Sideboard

DATE:
1790–1810
MATERIAL AND TECHNIQUE:
Mahogany, pine, birch, and maple
CLASSIFICATION:
Furnishings
DIMENSIONS:
Overall: 39 7/8 x 66 5/8 x 27 3/8 in. (101.27 x 169.21 x 69.52 cm.)
DEPARTMENT:
Decorative Arts and Design
LOCATION:
American Art - 18th–19th Century, Level 4
CREDIT LINE:
Dallas Museum of Art, The Faith P. and Charles L. Bybee Collection, Gift of the Effie and Wofford Cain Foundation
COPYRIGHT:
Image courtesy Dallas Museum of Art.
OBJECT NUMBER:
1985.B.38

General Description

Sideboards were novel forms in late 18th-century America, as dedicated rooms for dining-and their associated furnishings-were unusual features in homes (prior to this time, dining usually took place in a multipurpose room). Used for storage as well as the display of tableware and elaborate foodstuffs, sideboards typically served multiple uses before, during, and following a meal.
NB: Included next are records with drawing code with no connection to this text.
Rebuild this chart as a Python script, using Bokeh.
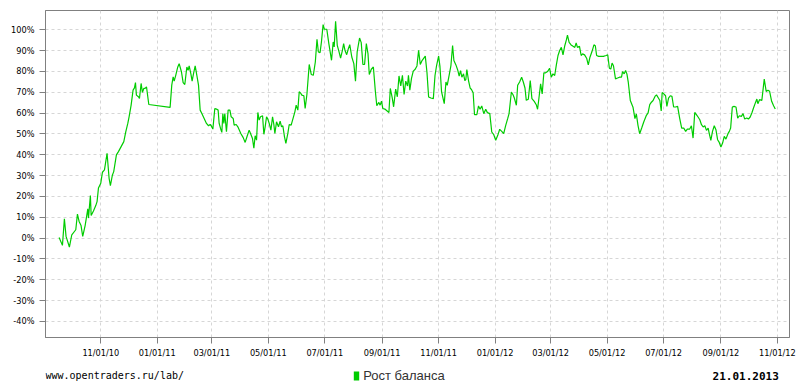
import pandas as pd
from bokeh.plotting import figure
from bokeh.layouts import column
from bokeh.models import (Range1d, FixedTicker, DatetimeTickFormatter, PrintfTickFormatter,
                          Label, BoxAnnotation, ColumnDataSource)
from bokeh.embed import file_html
from bokeh.resources import INLINE

# ---- data -------------------------------------------------------------
start_date = "2010-11-01"   # day offsets below are counted from this date
days = [
    -45, -41.4, -39.3, -37.5, -33.9, -31.3, -27, -25.2, -23.4, -21.3, -19.5, -16.9, -14, -13.3,
    -11.2, -10.4, -7.9, -5.4, -4, -2.5, 0, 1.8, 4, 6.8, 9, 10.4, 12.6, 14, 16.9, 19.1, 22, 24.9,
    27, 29.2, 30.6, 32.8, 34.9, 36.4, 37.5, 38.5, 40.7, 41.8, 43.6, 45, 46.5, 47.9, 49.4, 50.8,
    51.9, 74.9, 76.7, 78.2, 79.3, 81, 83.2, 84.7,
    87.2, 89, 90.8, 93, 94.4, 95.5, 97.3, 98.7, 100.2, 102, 103.8, 105.6, 107.4, 109.2, 111.7,
    114.2, 116.4, 118.2, 119.3, 121.1, 123.2, 125, 126.8, 127.9, 129.4, 130.8, 131.9, 133, 134,
    135.8, 137.6, 139.5, 140.9, 143.1, 144.1, 146.3, 148.1, 151.3, 153.9, 156, 158.2, 160.3,
    161.8, 163.9, 165.4, 166.8, 168.3, 169.7, 171.1, 172.6, 174.8, 176.2, 177.6, 179.1, 180.5,
    182, 183.8, 185.6, 187, 188.1, 189.9, 192, 193.8, 195.3, 196.7, 198.5, 200, 202.1, 203.6,
    205.7, 207.9, 209.7, 211.1, 212.9, 214.4, 216.2,
    217.2, 219.4, 220.8, 222.7, 225.2, 227.4, 229.6, 231.8, 233.6, 235.1, 236.9, 238.4, 240.2,
    241.6, 244.2, 246.4, 249.3, 251.1, 252.2, 253.7, 255.5, 257.3, 259.1, 261, 262.4, 263.9,
    265.7, 267.5, 269, 271.2, 273.4, 275.2, 277, 279.6, 281.4, 283.2, 285, 286.9, 288.7, 290.1,
    292.3, 294.5, 296.7, 298.2, 300.4, 301.8, 303.3, 304.7, 306.9, 309.1, 311.3, 312.8, 314.9,
    316.4, 318.6, 320.4, 322.2, 324.1, 325.9, 327.7, 329.5, 331.4, 332.4, 333.9, 335.7, 337.6,
    339.7, 341.6, 343.4, 345.2,
    347.1, 350.6, 352.4, 354.2, 356.7, 359.3, 361.1, 362.8, 365, 366.4, 368.2, 371.1, 372.9,
    374.3, 376.5, 378.3, 380.1, 381.5, 383.7, 385.8, 387.2, 388.7, 390.1, 391.9, 393.3, 394.4,
    395.5, 397.3, 399.1, 400.5, 402.3, 403.8, 406.3, 408.1, 409.8, 411.6, 413.8, 415.9, 417.7,
    420.3, 422.4, 424.6, 426.7, 428.9, 431, 433.2, 435.3, 437.5, 439.6, 441.1, 443.6, 445.4,
    446.8, 449, 450.4, 452.5, 454.7, 456.5, 458.3, 459.7, 461.9, 464, 465.8, 468.3, 470.5,
    471.9, 473.4, 475.2,
    476.9, 478.7, 480.6, 482.7, 484.9, 486.7, 488.5, 490.4, 492.2, 494, 495.8, 497.6, 499.4,
    501.3, 503.1, 504.2, 506, 508.1, 510.3, 512.1, 513.6, 515, 517.2, 519, 520.5, 522.7, 524.9,
    526.7, 528.5, 530.7, 532.8, 534.3, 535.7, 537.9, 540.5, 543, 545.9, 547.7, 549.5, 551,
    552.4, 553.9, 556.1, 558.3, 560.4, 562.6, 563.7, 565.5, 567, 568.4, 569.9, 572.1, 575,
    577.1, 578.6, 580.4, 582.2, 584.4, 586.6, 589.5, 591.3, 593.1, 594.9, 596.7, 598.9, 600.4,
    602.6, 604,
    605.5, 606.5, 608, 610.2, 611.6, 613.4, 615.3, 617.1, 618.9, 621.1, 623.2, 625.4, 627.6,
    629.8, 631.9, 633.7, 636.3, 638.1, 639.9, 641.7, 643.5, 645.3, 647.2, 649, 650.8, 652.6,
    654.4, 656.2, 657.3, 659.1, 660.9, 662.8, 664.6, 666.4, 668.2, 670, 671.8, 673.6, 675.4,
    677.6, 679.1, 680.5, 682.3, 684.1, 686.3, 688.1, 689.9, 692.1, 693.9, 695.7, 697.9, 699.7,
    701.6, 703.4, 705.2, 707.4, 708.8, 709.9, 711.7, 714.2, 715.3, 716.8, 718.9, 720.8, 722.6,
    724.8, 726.9, 728.7,
]
growth = [
    0.3, -3.5, 9.3, 0.8, -4.3, 1.6, 4.0, 11.5, 8.0, 6.0, 0.8, 6.0, 14.0, 9.6,
    20.4, 10.8, 13.0, 15.6, 17.5, 24.0, 26.3, 31.6, 32.7, 40.7, 28.7, 25.2, 30.3, 31.9, 39.9, 41.5, 43.9, 46.3,
    51.0, 55.0, 58.2, 63.8, 71.0, 72.1, 74.6, 68.6, 67.8, 67.0, 74.2, 69.9, 71.8, 71.8, 72.6, 67.8,
    64.1, 62.7, 73.4, 77.4, 75.3, 78.1, 82.1, 83.7,
    79.7, 74.6, 73.7, 82.1, 80.5, 82.6, 78.9, 75.3, 78.9, 82.6, 78.1, 73.4, 61.4, 59.8, 57.4,
    55.0, 53.9, 54.5, 53.9, 52.3, 62.2, 61.9, 61.4, 55.0, 52.6, 50.7, 59.8, 55.0, 59.8,
    51.0, 61.4, 61.4, 58.2, 57.4, 54.2, 54.5, 53.4, 50.2, 48.2, 45.9, 49.0, 51.8,
    50.2, 47.8, 43.1, 49.1, 47.0, 60.3, 56.6, 58.2, 58.7, 49.8, 53.4, 58.2, 57.1,
    55.0, 51.8, 58.2, 54.5, 50.2, 55.8, 53.4, 56.1, 53.4, 53.9, 48.6, 45.5, 50.2, 54.5,
    54.2, 57.7, 60.6, 63.8, 61.4, 70.2, 69.4,
    68.6, 68.3, 62.2, 68.9, 83.3, 78.5, 78.1, 84.5, 95.4, 89.3, 89.0, 94.1, 102.4,
    100.2, 100.2, 93.3, 85.3, 94.1, 91.7, 104.0, 92.5, 89.6, 86.4, 90.0, 93.3, 90.0,
    88.0, 90.9, 92.8, 86.9, 83.7, 75.3, 89.3, 96.0, 93.8, 83.3, 83.3, 93.3, 88.5, 78.5,
    81.0, 82.1, 70.2, 63.5, 65.1, 63.8, 65.7, 62.2, 61.9, 61.1, 60.3, 71.8, 67.3,
    63.0, 71.5, 67.8, 77.8, 73.0, 78.1, 68.9, 75.3, 73.0, 78.1, 71.0, 76.6, 80.1,
    81.0, 82.6, 90.1, 83.3,
    85.2, 87.3, 79.6, 67.7, 67.2, 66.9, 78.0, 82.8, 87.3, 82.5, 70.1, 64.5, 74.9,
    73.3, 78.4, 82.8, 92.4, 85.2, 83.1, 80.4, 77.7, 80.4, 77.2, 78.8, 75.6, 76.1,
    80.9, 75.6, 72.0, 71.3, 69.7, 59.2, 59.2, 63.4, 61.8, 63.4, 59.7, 61.8, 60.2,
    59.7, 50.9, 49.6, 46.9, 49.3, 52.2, 51.2, 50.1, 54.1, 57.3, 59.7, 70.1, 68.8,
    67.2, 63.7, 73.3, 74.9, 77.2, 74.9, 72.0, 66.1, 66.6, 75.6, 66.9, 65.6, 64.0,
    61.8, 67.2, 74.0,
    69.2, 79.3, 79.3, 79.9, 81.5, 77.2, 78.8, 78.0, 83.1, 87.6, 90.0, 91.5, 87.9,
    92.3, 95.2, 97.4, 93.9, 92.7, 92.0, 91.5, 93.6, 91.5, 92.0, 87.6, 88.4, 87.9, 86.3,
    83.1, 86.8, 89.5, 92.7, 92.3, 87.6, 87.2, 87.2, 87.2, 87.6, 87.9, 81.5, 81.1,
    84.0, 82.7, 76.4, 76.8, 77.2, 77.2, 79.9, 78.8, 80.4, 78.8, 74.8, 66.0, 62.8,
    57.3, 59.6, 54.1, 50.1, 52.8, 55.7, 58.9, 60.1, 64.0, 65.2, 66.0, 68.1, 68.7,
    67.1, 66.0,
    61.0, 69.9, 69.3, 68.3, 63.2, 67.2, 68.3, 68.0, 62.9, 62.9, 63.2, 57.6, 52.8,
    52.8, 51.2, 52.3, 52.3, 53.9, 48.0, 60.3, 59.2, 58.1, 56.8, 54.4, 53.3, 53.9,
    51.7, 52.8, 50.4, 46.9, 51.2, 53.9, 52.0, 47.2, 45.9, 43.7, 45.6, 48.8, 47.5,
    50.1, 51.2, 52.8, 62.9, 63.2, 62.9, 57.6, 58.7, 58.4, 59.7, 57.1, 57.6, 57.1,
    58.1, 60.0, 62.4, 65.1, 66.7, 64.5, 66.4, 66.1, 70.4, 76.3, 70.4, 70.9, 70.4,
    65.6, 63.5, 61.9,
]
x_tick_dates = ["2010-11-01", "2011-01-01", "2011-03-01", "2011-05-01", "2011-07-01",
                "2011-09-01", "2011-11-01", "2012-01-01", "2012-03-01", "2012-05-01",
                "2012-07-01", "2012-09-01", "2012-11-01"]
y_ticks = [-40, -30, -20, -10, 0, 10, 20, 30, 40, 50, 60, 70, 80, 90, 100]
series_name = "Рост баланса"
site_text = "www.opentraders.ru/lab/"
report_date = "21.01.2013"

# ---- build ------------------------------------------------------------
dates = pd.Timestamp(start_date) + pd.to_timedelta(days, unit="D")
src = ColumnDataSource(data=dict(date=dates, growth=growth))

def ms(s):
    return pd.Timestamp(s).timestamp() * 1000.0

GREEN = "#00cc00"
GRAY = "#808080"

p = figure(width=800, height=360, x_axis_type="datetime",
           output_backend="svg", toolbar_location=None,
           x_range=Range1d(ms("2010-09-02 07:00"), ms("2012-11-14 02:00")),
           y_range=Range1d(-47.7, 109.2),
           min_border_left=45, min_border_right=11, min_border_top=10, min_border_bottom=22)

p.outline_line_color = GRAY
p.outline_line_width = 1
p.background_fill_color = "white"
p.border_fill_color = "white"

p.xaxis.ticker = FixedTicker(ticks=[ms(t) for t in x_tick_dates])
fmt = "%m/%d/%y"
p.xaxis.formatter = DatetimeTickFormatter(microseconds=fmt, milliseconds=fmt, seconds=fmt,
                                          minsec=fmt, minutes=fmt, hourmin=fmt, hours=fmt,
                                          days=fmt, months=fmt, years=fmt)
p.yaxis.ticker = FixedTicker(ticks=y_ticks)
p.yaxis.formatter = PrintfTickFormatter(format="%d%%")

for ax in (p.xaxis, p.yaxis):
    ax.axis_line_color = GRAY
    ax.axis_line_width = 1
    ax.major_tick_line_color = GRAY
    ax.major_tick_out = 6
    ax.major_tick_in = 0
    ax.minor_tick_line_color = None
    ax.major_label_text_font = "DejaVu Sans"
    ax.major_label_text_font_size = "8.2px"
    ax.major_label_text_color = "#000000"
p.yaxis.major_label_standoff = 5
p.xaxis.major_label_standoff = 4

for g in (p.xgrid, p.ygrid):
    g.grid_line_color = "#d6d6d6"
    g.grid_line_dash = "3 3"
    g.grid_line_width = 1

p.line("date", "growth", source=src, line_color=GREEN, line_width=1.2)

# ---- footer strip (source text, legend, report date) -------------------
# its frame is aligned with the main frame (x from 45 to 789 on the page)
f = figure(width=800, height=24, output_backend="svg", toolbar_location=None,
           x_range=Range1d(0, 1), y_range=Range1d(0, 1),
           x_axis_location=None, y_axis_location=None,
           min_border_left=0, min_border_right=0, min_border_top=0, min_border_bottom=0)
f.outline_line_color = None
f.xgrid.visible = False
f.ygrid.visible = False
f.background_fill_color = "white"
f.border_fill_color = "white"

f.add_layout(BoxAnnotation(left=308.3, right=313.7, bottom=4, top=13,
                           left_units="screen", right_units="screen",
                           bottom_units="screen", top_units="screen",
                           fill_color=GREEN, fill_alpha=1, line_color=None))
f.add_layout(Label(x=317.7, y=9, x_units="screen", y_units="screen", text=series_name,
                   text_font="Liberation Sans", text_font_size="13px",
                   text_baseline="middle", text_align="left", text_color="#333333"))
f.add_layout(Label(x=0, y=9, x_units="screen", y_units="screen", text=site_text,
                   text_font="DejaVu Sans Mono", text_font_size="10px",
                   text_baseline="middle", text_align="left", text_color="#000000"))
f.add_layout(Label(x=733.3, y=9, x_units="screen", y_units="screen", text=report_date,
                   text_font="DejaVu Sans Mono", text_font_size="11px", text_font_style="bold",
                   text_baseline="middle", text_align="right", text_color="#000000"))

layout = column(p, f, spacing=0)
open("out.html", "w").write(file_html(layout, INLINE))
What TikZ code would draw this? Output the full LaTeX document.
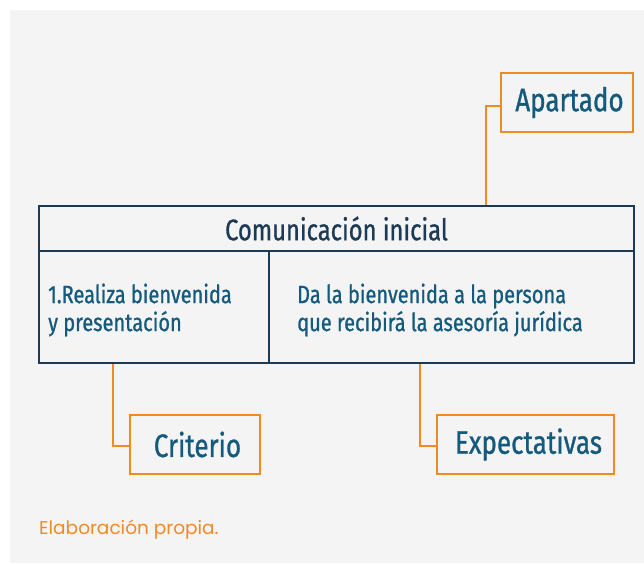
\documentclass[tikz,border=0pt]{standalone}
\usepackage{fontspec}
\setmainfont{Fira Sans}[FakeStretch=0.8, FakeBold=0.9]
\newfontfamily\footfont{Poppins}
\usetikzlibrary{calc}
\definecolor{bggray}{HTML}{F4F4F4}
\definecolor{navy}{HTML}{1C3A55}
\definecolor{tblue}{HTML}{145A7D}
\definecolor{orng}{HTML}{F28A22}
\tikzset{
  cellbox/.style={draw=navy, line width=2pt, anchor=north west, inner sep=0pt},
  labelbox/.style={draw=orng, line width=2pt, inner sep=0pt, minimum height=59pt,
    text=tblue, font=\fontsize{32.5}{36}\selectfont},
  link/.style={draw=orng, line width=2pt},
  celltext/.style={anchor=west, align=left, text=tblue, inner sep=0pt,
    font=\fontsize{25}{28}\selectfont}
}
\begin{document}
\begin{tikzpicture}[x=1pt,y=-1pt]
\useasboundingbox (0,0) rectangle (644,563);
\fill[bggray] (10,10) rectangle (644,563);
% table
\node[cellbox, minimum width=595pt, minimum height=45pt] (hdr) at (38,205) {};
\node[cellbox, minimum width=230pt, minimum height=112pt] (lc) at (38,250) {};
\node[cellbox, minimum width=365pt, minimum height=112pt] (rc) at (268,250) {};
\node[text=navy, inner sep=0pt, font=\fontsize{29.7}{32}\selectfont] (hdrt) at (hdr.center) {Comunicación inicial};
\node[celltext] (lct) at (48,310) {1.Realiza bienvenida\\y presentación};
\node[celltext] (rct) at (297,310) {Da la bienvenida a la persona\\que recibirá la asesoría jurídica};
% labels
\node[labelbox, minimum width=132pt] (ap) at (567,102.5) {\hspace{5pt}Apartado};
\node[labelbox, minimum width=130pt] (cr) at (195,444.5) {\hspace{5pt}Criterio};
\node[labelbox, minimum width=177pt] (ex) at (525.5,444.5) {\hspace{6pt}Expectativas};
\coordinate (apx) at (486,0);
\coordinate (crx) at (113,0);
\coordinate (exx) at (420,0);
\draw[link] ([yshift=-3.5pt]ap.west) -| (hdr.north -| apx);
\draw[link] ([yshift=-1.5pt]cr.west) -| (lc.south -| crx);
\draw[link] ([yshift=-1.5pt]ex.west) -| (rc.south -| exx);
% footer
\node[anchor=west, inner sep=0pt, text=orng, font=\footfont\fontsize{18.5}{22}\selectfont] (foot) at (39,530) {Elaboración propia.};
\end{tikzpicture}
\end{document}
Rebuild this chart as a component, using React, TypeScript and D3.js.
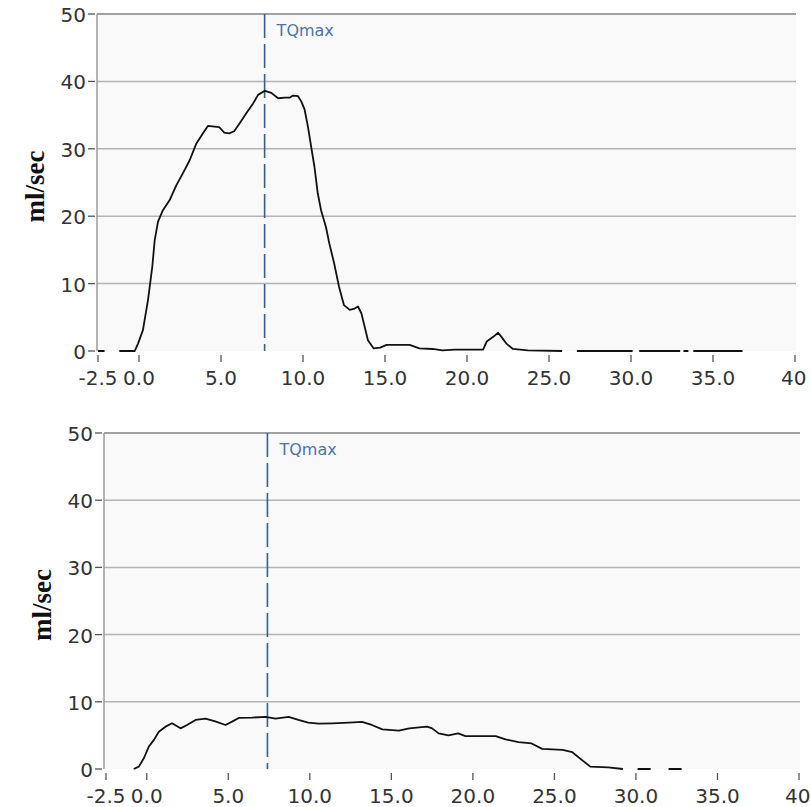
import React from "react";
import * as d3 from "d3";

// ---------- data ----------
const xTicks = [-2.5, 0, 5, 10, 15, 20, 25, 30, 35, 40];
const xTickLabels = ["-2.5", "0.0", "5.0", "10.0", "15.0", "20.0", "25.0", "30.0", "35.0", "40"];
const yTicks = [0, 10, 20, 30, 40, 50];
const yLabel = "ml/sec";
const markerLabel = "TQmax";

const topTime = [
  -2.5, -2.1, -1.6, -1.2, -0.26, -0.06, 0.24, 0.55, 0.81, 0.96, 1.16, 1.46, 1.87, 2.28, 2.68, 3.09,
  3.5, 3.9, 4.2, 4.6, 4.9, 5.2, 5.5, 5.8, 6.14, 6.55, 6.95, 7.26, 7.67, 8.07, 8.48, 8.9, 9.2, 9.4,
  9.7, 9.9, 10.1, 10.3, 10.5, 10.7, 10.9, 11.1, 11.4, 11.6, 11.9, 12.2, 12.5, 12.85, 13.15, 13.35,
  13.56, 13.76, 13.96, 14.3, 14.7, 15.1, 15.7, 16.5, 17.1, 17.9, 18.5, 19.25, 19.96, 20.98, 21.2,
  21.6, 21.9, 22.1, 22.4, 22.8, 23.7, 25.8, 26.2, 26.7, 30.1, 30.3, 30.5, 33.0, 33.1, 33.2, 33.5,
  33.6, 33.8, 36.8,
];
const topFlow: (number | null)[] = [
  0, 0, null, 0, 0, 1.1, 3.1, 7.6, 12.5, 16.5, 19.2, 20.9, 22.4, 24.6, 26.4, 28.3,
  30.8, 32.3, 33.4, 33.3, 33.2, 32.4, 32.3, 32.6, 33.8, 35.3, 36.7, 38.0, 38.6, 38.3, 37.5, 37.6, 37.6, 37.9,
  37.8, 37.0, 35.8, 33.3, 30.3, 27.3, 23.4, 20.9, 18.4, 16.0, 13.0, 9.5, 6.8, 6.1, 6.3, 6.6,
  5.6, 3.6, 1.6, 0.4, 0.5, 0.9, 0.9, 0.9, 0.4, 0.3, 0.1, 0.2, 0.2, 0.2, 1.4,
  2.1, 2.7, 2.1, 1.1, 0.3, 0.1, 0, null, 0, 0, null, 0, 0, null, 0, 0,
  null, 0, 0,
];
const topMarker = 7.66;

const bottomTime = [
  -0.8, -0.49, -0.18, 0.12, 0.43, 0.74, 1.15, 1.55, 2.07, 2.47, 2.99, 3.6, 4.2, 4.83, 5.23, 5.64,
  6.46, 7.28, 7.9, 8.7, 9.3, 9.9, 10.55, 11.37, 12.4, 13.2, 13.8, 14.45, 15.46, 16.1, 16.7, 17.2,
  17.5, 17.9, 18.5, 19.1, 19.55, 21.4, 22.0, 22.8, 23.6, 24.25, 25.5, 26.1, 26.6, 27.2, 28.3, 29.2,
  29.6, 30.1, 30.9, 31.5, 32.0, 32.8,
];
const bottomFlow: (number | null)[] = [
  0, 0.35, 1.6, 3.3, 4.3, 5.55, 6.3, 6.8, 6.05, 6.55, 7.3, 7.5, 7.1, 6.55, 7.05, 7.6,
  7.65, 7.75, 7.5, 7.75, 7.3, 6.9, 6.75, 6.8, 6.9, 7.0, 6.55, 5.9, 5.7, 6.05, 6.2, 6.3,
  6.05, 5.3, 5.0, 5.3, 4.9, 4.9, 4.4, 4.0, 3.8, 3.0, 2.85, 2.5, 1.5, 0.35, 0.25, 0,
  null, 0, 0, null, 0, 0,
];
const bottomMarker = 7.4;

type Pt = { t: number; v: number | null };

interface PanelProps {
  time: number[];
  flow: (number | null)[];
  marker: number;
  axisX: number;
  x0: number;
  x1: number;
  yTop: number;
  yBottom: number;
  labelX: number;
}

const tickFont = "'DejaVu Sans', Verdana, sans-serif";

function Panel({ time, flow, marker, axisX, x0, x1, yTop, yBottom, labelX }: PanelProps) {
  const x = d3.scaleLinear().domain([-2.5, 40]).range([x0, x1]);
  const y = d3.scaleLinear().domain([0, 50]).range([yBottom, yTop]);
  const pts: Pt[] = time.map((t, i) => ({ t, v: flow[i] }));
  const line = d3
    .line<Pt>()
    .defined((d) => d.v !== null)
    .x((d) => x(d.t))
    .y((d) => y(d.v as number));
  const right = x1 + 1;
  const mx = x(marker);
  return (
    <g>
      <rect x={axisX} y={yTop} width={right - axisX} height={yBottom - yTop} fill="#f9f9f9" />
      {yTicks.filter((t) => t > 0).map((t) => (
        <line
          key={"g" + t}
          x1={axisX}
          x2={right}
          y1={y(t)}
          y2={y(t)}
          stroke={t === 50 ? "#a0a0a0" : "#b4b4b4"}
          strokeWidth={t === 50 ? 2 : 1.5}
        />
      ))}
      <line x1={axisX} x2={axisX} y1={yTop} y2={yBottom} stroke="#9a9a9a" strokeWidth={1.5} />
      {yTicks.map((t) => (
        <g key={"y" + t}>
          <line x1={axisX - 9} x2={axisX - 2} y1={y(t)} y2={y(t)} stroke="#555" strokeWidth={1.3} />
          <text
            x={axisX - 11}
            y={y(t) + 1}
            textAnchor="end"
            dominantBaseline="central"
            fontFamily={tickFont}
            fontSize={20}
            fill="#333"
          >
            {t}
          </text>
        </g>
      ))}
      {xTicks.map((t, i) => {
        const last = i === xTicks.length - 1;
        return (
          <g key={"x" + t}>
            <line x1={x(t)} x2={x(t)} y1={yBottom + 4} y2={yBottom + 11} stroke="#555" strokeWidth={1.3} />
            <text
              x={last ? x(t) - 14 : x(t)}
              y={yBottom + 34}
              textAnchor={last ? "start" : "middle"}
              fontFamily={tickFont}
              fontSize={20}
              fill="#333"
            >
              {xTickLabels[i]}
            </text>
          </g>
        );
      })}
      <line
        x1={mx}
        x2={mx}
        y1={yTop}
        y2={yBottom}
        stroke="#3a5f86"
        strokeWidth={1.6}
        strokeDasharray="24,6"
      />
      <text x={mx + 12} y={yTop + 22} fontFamily={tickFont} fontSize={16} fill="#4a74a8">
        {markerLabel}
      </text>
      <path d={line(pts) || ""} fill="none" stroke="#111" strokeWidth={1.8} strokeLinejoin="round" />
      <text
        transform={`translate(${labelX},${(yTop + yBottom) / 2 + 4}) rotate(-90)`}
        textAnchor="middle"
        fontFamily="'Liberation Serif', 'Times New Roman', serif"
        fontWeight="bold"
        fontSize={27}
        fill="#111"
      >
        {yLabel}
      </text>
    </g>
  );
}

export default function App() {
  return (
    <svg
      width={811}
      height={807}
      style={{ position: "absolute", left: 0, top: 0, background: "#fff" }}
    >
      <rect width={811} height={807} fill="#fff" />
      <Panel
        time={topTime}
        flow={topFlow}
        marker={topMarker}
        axisX={97}
        x0={98}
        x1={795}
        yTop={14}
        yBottom={351}
        labelX={44}
      />
      <Panel
        time={bottomTime}
        flow={bottomFlow}
        marker={bottomMarker}
        axisX={104}
        x0={106}
        x1={799}
        yTop={433}
        yBottom={769}
        labelX={51}
      />
    </svg>
  );
}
The lower right drawer of this example is fitted with dividers to store liquor bottles.

Excerpt from

Kevin W. Tucker, DMA unpublished material, Label text (1985.B.38), 2006.

Fun Facts

Branded into the back of the sideboard is the name "Arthur Little." While no history of provenance accompanied the piece, it seems likely the sideboard was once part of the collection of the noted Boston Colonial Revival architect of that name.